- _PROBLEM DETAILS_
Extract each line holding the word "this" from the entries.

- _DATA RECORDS_

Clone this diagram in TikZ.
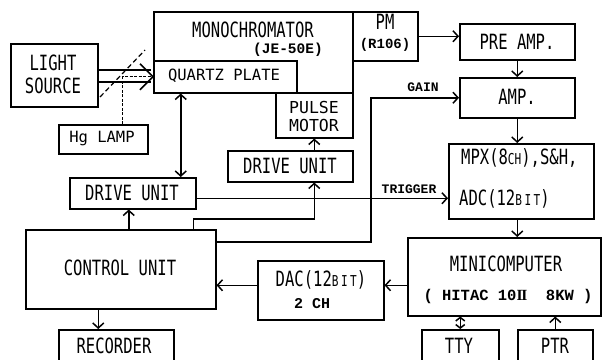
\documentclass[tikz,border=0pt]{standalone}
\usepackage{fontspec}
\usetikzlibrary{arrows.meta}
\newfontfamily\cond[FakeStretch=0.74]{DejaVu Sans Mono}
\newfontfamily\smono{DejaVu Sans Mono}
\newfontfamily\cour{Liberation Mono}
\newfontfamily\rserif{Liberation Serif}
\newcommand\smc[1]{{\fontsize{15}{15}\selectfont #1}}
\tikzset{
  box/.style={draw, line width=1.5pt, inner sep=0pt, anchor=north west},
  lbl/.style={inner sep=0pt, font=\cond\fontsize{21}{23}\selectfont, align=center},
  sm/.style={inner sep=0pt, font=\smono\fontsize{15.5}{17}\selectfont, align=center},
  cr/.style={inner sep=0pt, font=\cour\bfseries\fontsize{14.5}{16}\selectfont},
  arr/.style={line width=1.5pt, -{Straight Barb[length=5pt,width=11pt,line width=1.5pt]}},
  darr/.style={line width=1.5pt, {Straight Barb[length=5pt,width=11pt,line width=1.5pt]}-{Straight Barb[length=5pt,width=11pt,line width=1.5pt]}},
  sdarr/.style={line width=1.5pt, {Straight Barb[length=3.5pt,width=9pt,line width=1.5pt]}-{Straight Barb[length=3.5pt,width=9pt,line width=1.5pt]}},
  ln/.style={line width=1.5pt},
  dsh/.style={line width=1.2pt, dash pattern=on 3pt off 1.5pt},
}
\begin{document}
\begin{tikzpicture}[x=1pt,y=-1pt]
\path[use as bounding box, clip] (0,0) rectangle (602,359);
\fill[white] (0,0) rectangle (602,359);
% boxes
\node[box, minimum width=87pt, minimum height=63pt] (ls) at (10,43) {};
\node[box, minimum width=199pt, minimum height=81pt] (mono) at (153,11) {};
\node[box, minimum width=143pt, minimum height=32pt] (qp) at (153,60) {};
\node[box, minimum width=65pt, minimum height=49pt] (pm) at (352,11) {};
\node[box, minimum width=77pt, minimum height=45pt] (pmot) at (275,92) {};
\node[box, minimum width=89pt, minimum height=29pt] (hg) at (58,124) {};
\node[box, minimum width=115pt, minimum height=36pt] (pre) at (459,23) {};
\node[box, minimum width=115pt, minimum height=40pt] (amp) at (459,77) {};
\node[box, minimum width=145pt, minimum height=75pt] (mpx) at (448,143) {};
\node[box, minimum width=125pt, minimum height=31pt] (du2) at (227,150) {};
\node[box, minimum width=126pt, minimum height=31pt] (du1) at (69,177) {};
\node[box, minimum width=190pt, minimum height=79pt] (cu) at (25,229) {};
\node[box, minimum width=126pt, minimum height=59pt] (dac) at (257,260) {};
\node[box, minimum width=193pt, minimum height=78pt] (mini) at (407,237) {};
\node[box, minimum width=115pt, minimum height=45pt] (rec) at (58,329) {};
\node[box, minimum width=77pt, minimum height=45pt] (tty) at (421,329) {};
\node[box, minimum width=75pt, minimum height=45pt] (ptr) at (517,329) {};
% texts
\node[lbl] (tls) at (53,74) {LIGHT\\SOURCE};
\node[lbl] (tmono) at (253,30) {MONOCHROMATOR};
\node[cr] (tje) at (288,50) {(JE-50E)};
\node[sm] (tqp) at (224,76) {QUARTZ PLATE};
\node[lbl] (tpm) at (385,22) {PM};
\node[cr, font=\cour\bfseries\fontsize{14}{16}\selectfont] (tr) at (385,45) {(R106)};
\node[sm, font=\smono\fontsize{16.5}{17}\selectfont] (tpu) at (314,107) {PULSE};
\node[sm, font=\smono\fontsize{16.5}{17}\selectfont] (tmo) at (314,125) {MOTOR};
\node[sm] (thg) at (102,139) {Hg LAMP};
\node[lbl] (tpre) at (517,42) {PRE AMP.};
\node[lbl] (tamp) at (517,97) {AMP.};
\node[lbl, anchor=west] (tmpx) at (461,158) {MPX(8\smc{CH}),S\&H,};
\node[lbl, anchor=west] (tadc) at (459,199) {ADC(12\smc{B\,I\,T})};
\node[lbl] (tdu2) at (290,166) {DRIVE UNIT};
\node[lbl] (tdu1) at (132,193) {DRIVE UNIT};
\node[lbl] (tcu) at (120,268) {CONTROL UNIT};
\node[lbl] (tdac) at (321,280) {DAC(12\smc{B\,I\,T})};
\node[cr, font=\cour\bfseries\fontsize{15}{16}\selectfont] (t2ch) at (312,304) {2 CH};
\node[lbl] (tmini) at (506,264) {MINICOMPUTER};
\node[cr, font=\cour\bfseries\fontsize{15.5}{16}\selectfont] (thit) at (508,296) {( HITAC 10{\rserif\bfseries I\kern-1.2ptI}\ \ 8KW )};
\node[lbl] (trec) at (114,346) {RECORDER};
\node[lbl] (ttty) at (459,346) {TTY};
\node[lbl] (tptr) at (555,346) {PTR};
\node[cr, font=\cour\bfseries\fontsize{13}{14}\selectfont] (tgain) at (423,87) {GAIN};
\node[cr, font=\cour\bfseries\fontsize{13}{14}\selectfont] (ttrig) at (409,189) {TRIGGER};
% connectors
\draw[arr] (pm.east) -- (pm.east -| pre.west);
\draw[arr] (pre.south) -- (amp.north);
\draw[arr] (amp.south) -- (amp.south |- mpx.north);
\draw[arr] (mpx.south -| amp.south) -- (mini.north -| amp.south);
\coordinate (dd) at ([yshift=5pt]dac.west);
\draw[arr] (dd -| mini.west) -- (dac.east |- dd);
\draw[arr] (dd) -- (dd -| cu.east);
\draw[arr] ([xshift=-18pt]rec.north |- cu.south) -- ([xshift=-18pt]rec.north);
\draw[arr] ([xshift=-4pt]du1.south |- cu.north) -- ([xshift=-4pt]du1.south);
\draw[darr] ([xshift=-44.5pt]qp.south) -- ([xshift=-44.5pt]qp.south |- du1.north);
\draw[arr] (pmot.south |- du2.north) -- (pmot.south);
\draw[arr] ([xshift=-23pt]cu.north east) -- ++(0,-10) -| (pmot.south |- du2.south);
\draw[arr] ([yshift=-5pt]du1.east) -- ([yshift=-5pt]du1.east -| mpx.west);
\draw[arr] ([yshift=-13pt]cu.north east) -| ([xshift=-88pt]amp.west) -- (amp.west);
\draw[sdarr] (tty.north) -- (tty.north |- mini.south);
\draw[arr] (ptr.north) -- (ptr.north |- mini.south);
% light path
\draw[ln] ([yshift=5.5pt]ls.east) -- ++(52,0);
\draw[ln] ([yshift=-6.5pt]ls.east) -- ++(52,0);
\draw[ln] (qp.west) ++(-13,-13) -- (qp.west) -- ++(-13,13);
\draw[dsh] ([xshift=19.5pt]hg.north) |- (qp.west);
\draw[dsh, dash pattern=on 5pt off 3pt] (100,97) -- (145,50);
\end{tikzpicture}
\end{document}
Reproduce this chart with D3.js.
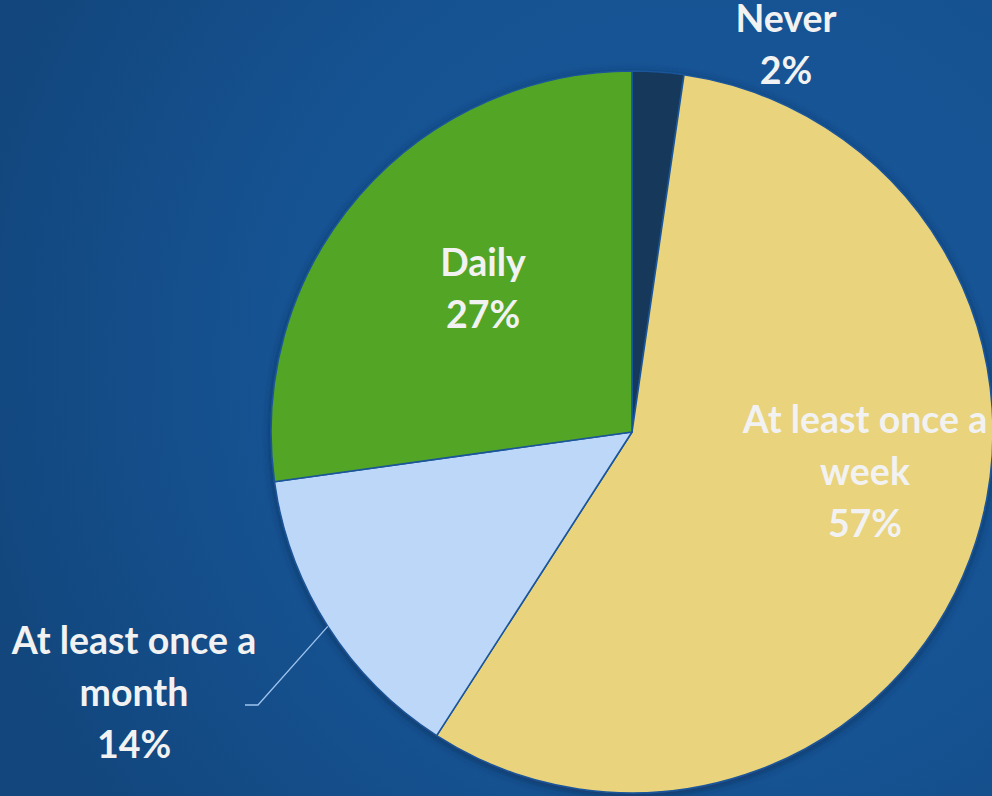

- _COMPLETE OUTPUT_
Clone this diagram in TikZ.
Reproduce this chart with D3.js.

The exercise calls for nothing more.